By Sophia Papastravou, Gender Technical Specialist, World Vision Canada
Driven by a mix of climate shocks,
ongoing conflict and displacement, the
global hunger crisis is at an all-time high—marked by worsening food insecurity and diet quality.
When
pre-existing nutrition and hunger problems collide with conflict, communities become even more vulnerable to hunger, as access to food, water and sanitation worsens.
Marked by insufficient crop production and disrupted livelihoods, hunger continues to impact the lives of millions—especially women and girls. From harmful gender norms to devastating choices driven by survival, women and girls are undoubtedly the most impacted by
global hunger.
Hunger and gender norms
Women and girls are already more vulnerable to hunger and malnutrition due to discriminatory and harmful gender norms, such as practices where women and girls eat last and least. Women also face limited decision-making power, access to and control over productive resources, information and services and significant mobility restrictions. The labour burden of women and girls significantly exceeds that of men and boys, undermining their productive capacity and exacerbating challenges in meeting their nutrition needs.
Women and girls already eat last and least, so the combined impact of diminishing resources and limited decision-making power over allocation of increasingly scarce resources mean the Hunger Crisis will deepen the systemic inequality that holds women and girls back from realizing their right to good nutrition.
Shemsi, a 26-year-old mother to two young children, fills up her water container from a World Vision water truck in her community in Ethiopia. Usually, she spends hours walking in search of clean water to feed and wash her children. Photo: Bethel Shiferaw Kebede
Hunger and gender-based violence
Hunger and conflict are intertwined—and consequently, so is gender-based violence.
Widespread early forced marriages, violence against children and sexual and gender-based violence (SGBV) are fueled, in part, by reduced access to food and further exacerbated by war. Sexual violence in conflict zones is at the heart of the protection concerns for women living as refugees or who are displaced.
Women and girls are at high risk of SGBV and exploitation, including forced labour, child marriage and transactional sex, which not only violate multiple rights of women and girls but also have direct and indirect impact on their nutritional status and overall health.
Women continue to be targets of sexual violence as part of military agenda. Rape and other forms of sexual abuse are used as weapons of war allowing men to inflict harm on women as a means of degrading them, but more specifically their male partners, families and entire communities. This alternative form of aggression towards other men is written off as an unavoidable, inevitable consequence of war even though it violates women’s security and human rights.
World Vision’s response to hunger crises in multi-country projects in various countries such as Ethiopia, Somalia, South Sudan, Syria and Yemen has reached the most vulnerable women and children at risk of protection and SGBV violations through community-based protection mechanisms in these affected areas.

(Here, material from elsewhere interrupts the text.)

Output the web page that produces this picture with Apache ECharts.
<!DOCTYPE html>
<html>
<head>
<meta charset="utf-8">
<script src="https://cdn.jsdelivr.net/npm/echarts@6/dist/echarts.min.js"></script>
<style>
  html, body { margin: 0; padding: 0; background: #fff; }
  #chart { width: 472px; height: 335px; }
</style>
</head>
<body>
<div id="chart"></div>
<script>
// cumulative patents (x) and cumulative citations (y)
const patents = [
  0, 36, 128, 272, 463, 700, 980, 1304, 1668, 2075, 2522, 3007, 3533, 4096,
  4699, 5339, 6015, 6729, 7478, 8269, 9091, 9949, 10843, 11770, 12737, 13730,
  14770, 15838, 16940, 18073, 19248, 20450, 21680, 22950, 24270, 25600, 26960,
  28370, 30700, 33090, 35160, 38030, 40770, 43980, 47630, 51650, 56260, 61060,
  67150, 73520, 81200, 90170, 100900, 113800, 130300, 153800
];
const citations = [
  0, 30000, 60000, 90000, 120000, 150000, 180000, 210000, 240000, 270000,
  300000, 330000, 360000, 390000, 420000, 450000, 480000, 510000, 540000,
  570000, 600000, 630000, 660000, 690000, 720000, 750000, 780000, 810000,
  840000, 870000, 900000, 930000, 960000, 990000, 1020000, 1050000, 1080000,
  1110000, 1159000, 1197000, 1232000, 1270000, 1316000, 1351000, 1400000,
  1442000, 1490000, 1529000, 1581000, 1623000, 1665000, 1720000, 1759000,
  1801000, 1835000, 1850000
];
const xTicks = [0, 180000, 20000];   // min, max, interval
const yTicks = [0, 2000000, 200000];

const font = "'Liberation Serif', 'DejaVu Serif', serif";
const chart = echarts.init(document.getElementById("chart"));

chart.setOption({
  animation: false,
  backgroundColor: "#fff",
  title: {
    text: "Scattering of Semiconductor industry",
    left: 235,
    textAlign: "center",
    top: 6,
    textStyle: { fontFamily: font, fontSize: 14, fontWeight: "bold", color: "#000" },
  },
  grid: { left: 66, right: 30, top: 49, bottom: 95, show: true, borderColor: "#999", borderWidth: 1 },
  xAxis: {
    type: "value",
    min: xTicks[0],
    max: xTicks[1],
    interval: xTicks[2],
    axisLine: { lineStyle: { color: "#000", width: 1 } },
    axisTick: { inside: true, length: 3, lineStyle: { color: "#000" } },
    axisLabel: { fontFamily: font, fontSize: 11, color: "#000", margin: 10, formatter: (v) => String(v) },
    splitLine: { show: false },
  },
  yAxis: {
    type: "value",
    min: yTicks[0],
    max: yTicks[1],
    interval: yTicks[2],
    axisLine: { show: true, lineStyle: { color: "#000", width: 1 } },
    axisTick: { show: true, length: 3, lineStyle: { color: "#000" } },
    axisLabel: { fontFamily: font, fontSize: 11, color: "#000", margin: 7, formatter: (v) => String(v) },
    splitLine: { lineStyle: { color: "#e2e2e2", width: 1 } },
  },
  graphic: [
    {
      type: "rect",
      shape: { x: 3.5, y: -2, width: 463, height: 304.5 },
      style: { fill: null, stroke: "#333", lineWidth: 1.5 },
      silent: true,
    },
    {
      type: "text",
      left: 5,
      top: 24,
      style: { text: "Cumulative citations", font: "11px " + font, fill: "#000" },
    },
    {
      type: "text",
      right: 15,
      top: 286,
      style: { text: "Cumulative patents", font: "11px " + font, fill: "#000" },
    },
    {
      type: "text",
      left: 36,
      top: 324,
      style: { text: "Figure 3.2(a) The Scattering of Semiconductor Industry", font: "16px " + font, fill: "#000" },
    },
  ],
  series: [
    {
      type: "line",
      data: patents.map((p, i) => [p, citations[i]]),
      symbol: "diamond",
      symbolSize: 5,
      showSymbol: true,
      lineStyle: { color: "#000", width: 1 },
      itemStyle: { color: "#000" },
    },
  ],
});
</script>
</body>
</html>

Thus far, the projects have found that although the exact causes of hunger differ from country to country, there is evidence in almost all that violence against women is increasing.

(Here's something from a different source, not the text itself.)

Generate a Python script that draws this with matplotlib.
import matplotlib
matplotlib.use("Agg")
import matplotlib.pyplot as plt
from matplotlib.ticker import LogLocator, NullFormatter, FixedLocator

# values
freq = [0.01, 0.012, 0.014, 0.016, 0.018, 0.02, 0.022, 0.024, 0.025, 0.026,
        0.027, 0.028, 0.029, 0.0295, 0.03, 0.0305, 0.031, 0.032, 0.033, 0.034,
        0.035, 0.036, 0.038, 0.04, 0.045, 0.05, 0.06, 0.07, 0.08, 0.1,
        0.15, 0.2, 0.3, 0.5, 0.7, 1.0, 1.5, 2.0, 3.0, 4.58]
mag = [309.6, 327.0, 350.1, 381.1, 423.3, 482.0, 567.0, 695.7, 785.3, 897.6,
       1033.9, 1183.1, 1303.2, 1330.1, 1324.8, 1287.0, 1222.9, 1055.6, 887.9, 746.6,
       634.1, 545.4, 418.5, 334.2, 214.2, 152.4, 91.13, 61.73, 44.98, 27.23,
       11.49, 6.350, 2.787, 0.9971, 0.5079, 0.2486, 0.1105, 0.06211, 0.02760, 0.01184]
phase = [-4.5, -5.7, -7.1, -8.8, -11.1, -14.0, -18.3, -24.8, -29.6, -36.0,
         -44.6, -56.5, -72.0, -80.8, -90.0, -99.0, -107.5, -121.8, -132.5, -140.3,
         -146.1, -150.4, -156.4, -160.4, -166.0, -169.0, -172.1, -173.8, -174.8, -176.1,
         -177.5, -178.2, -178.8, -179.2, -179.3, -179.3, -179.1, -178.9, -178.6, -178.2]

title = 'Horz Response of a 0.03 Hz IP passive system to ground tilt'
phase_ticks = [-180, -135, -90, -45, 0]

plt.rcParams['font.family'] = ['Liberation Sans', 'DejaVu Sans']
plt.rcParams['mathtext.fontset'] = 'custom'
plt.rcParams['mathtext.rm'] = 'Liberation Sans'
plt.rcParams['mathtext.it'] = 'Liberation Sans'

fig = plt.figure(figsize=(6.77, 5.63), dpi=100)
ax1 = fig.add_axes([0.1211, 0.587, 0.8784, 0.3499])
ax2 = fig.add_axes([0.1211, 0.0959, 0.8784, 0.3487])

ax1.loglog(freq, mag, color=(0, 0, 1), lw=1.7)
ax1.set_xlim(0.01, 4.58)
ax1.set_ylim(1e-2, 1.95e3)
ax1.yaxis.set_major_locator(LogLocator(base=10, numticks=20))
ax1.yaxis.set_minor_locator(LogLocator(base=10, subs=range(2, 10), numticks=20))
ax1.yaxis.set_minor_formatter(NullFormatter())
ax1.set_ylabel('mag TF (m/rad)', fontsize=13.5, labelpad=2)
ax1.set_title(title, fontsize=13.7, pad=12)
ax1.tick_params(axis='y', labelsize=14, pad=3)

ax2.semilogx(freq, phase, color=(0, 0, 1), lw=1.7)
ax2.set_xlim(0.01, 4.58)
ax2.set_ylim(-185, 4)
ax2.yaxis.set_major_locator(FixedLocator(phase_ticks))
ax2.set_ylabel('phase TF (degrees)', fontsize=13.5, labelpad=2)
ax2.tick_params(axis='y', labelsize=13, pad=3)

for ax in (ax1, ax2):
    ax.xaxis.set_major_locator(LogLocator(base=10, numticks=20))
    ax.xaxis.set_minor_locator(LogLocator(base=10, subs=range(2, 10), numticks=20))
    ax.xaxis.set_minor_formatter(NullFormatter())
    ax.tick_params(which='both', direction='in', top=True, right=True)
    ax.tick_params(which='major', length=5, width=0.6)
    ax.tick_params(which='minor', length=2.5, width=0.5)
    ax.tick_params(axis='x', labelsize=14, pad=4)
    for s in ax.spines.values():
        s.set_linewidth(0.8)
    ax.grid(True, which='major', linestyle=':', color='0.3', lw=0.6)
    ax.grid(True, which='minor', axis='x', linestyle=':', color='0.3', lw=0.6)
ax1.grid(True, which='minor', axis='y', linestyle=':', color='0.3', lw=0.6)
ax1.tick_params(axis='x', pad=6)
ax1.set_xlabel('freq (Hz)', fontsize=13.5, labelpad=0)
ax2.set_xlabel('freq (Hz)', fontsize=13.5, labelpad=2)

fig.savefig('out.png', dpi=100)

How World Vision is responding
World Vision staff continue to work under critical and fragile conditions while providing lifesaving support to communities experiencing mass poverty and living in times of war. World Vision staff deliver urgent care to people living in crisis-affected areas and continue to risk their lives to ensure humanitarian assistance such as food, water and sanitation solutions, relief supplies, and shelter are delivered.

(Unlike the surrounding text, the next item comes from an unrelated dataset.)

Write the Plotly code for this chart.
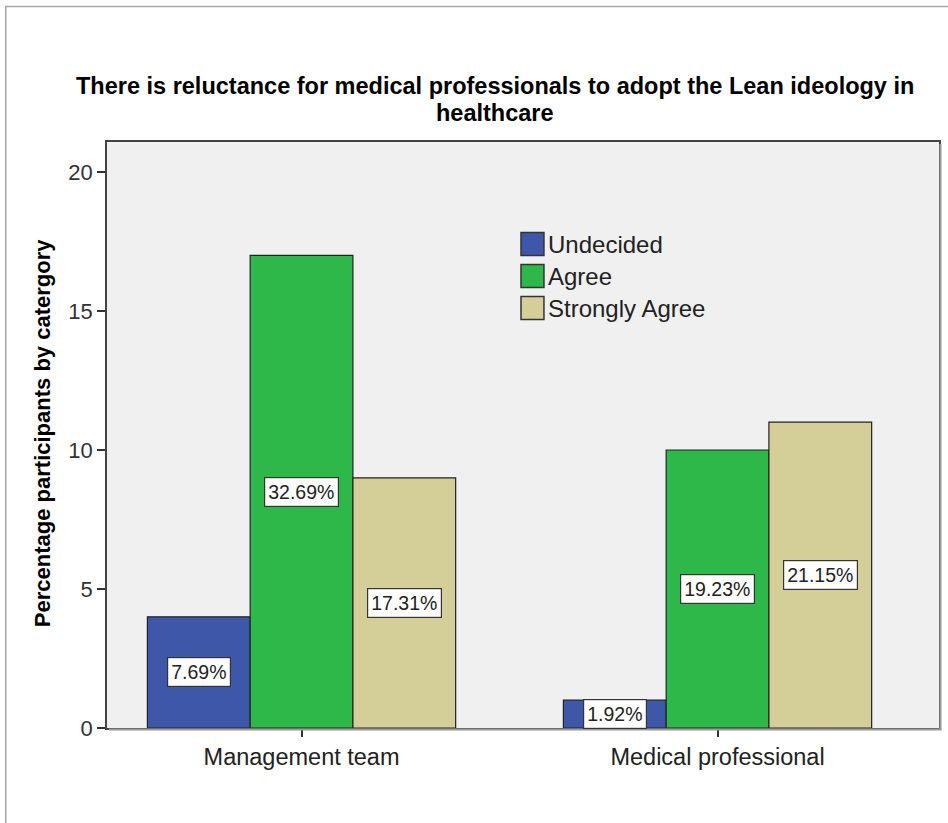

This school in Yemen has become a safer place for girls to continue their studies, thanks to a new water tank and toilets. Having safe and sanitary washroom facilities in schools is life-saving and helps keep students, especially girls, in school. Photo: Karam Kamal
Furthermore, emergency incentives and support with basic counselling are provided to SGBV survivors. SGBV survivors are also referred to police and safe uncles’ houses, other services providers. The existing protection committee members and community nutrition volunteers are trained on SGBV prevention, protection risks and available SGBV response services.
An essential component of addressing protection is the creation of women- and girl-friendly spaces which are established to facilitate basic psycho-social support activities to vulnerable lactating mothers accessing nutrition services. In this regard, health workers have received awareness training in SGBV and Child Protection violations including health and nutrition messaging.
To build resilience and address climate shocks, in Ethiopia, for example, women are provided with seedlings and farming equipment to plant their own home and neighborhood gardens. Women also form savings group with other women in the villages to fund micro-income generation activities.
Women across the world are often forced to depend on their husbands to provide income for nutritious food. Mariam, 26, is part of a program in South Sudan that is pushing back on this gender norm by training women to their own vegetables for consumption and for supplementary household income. Photo: Scovia Faida Charles
While the integration of SGBV awareness, mitigation, and response services in nutrition and health services are an integral part of the projects, the distribution of emergency kits for SGBV survivors, vulnerable women and adolescent girls (clothing, bedding, hygiene and dignity kits) is part of the projects’ upscaled and life-saving support.
While the hunger crisis rages on, the Global Hunger Crisis Response has come face to face with the tragic realities that
women and girls face and the devastating impact of food insecurity, conflict and the ongoing threat of sexual violence.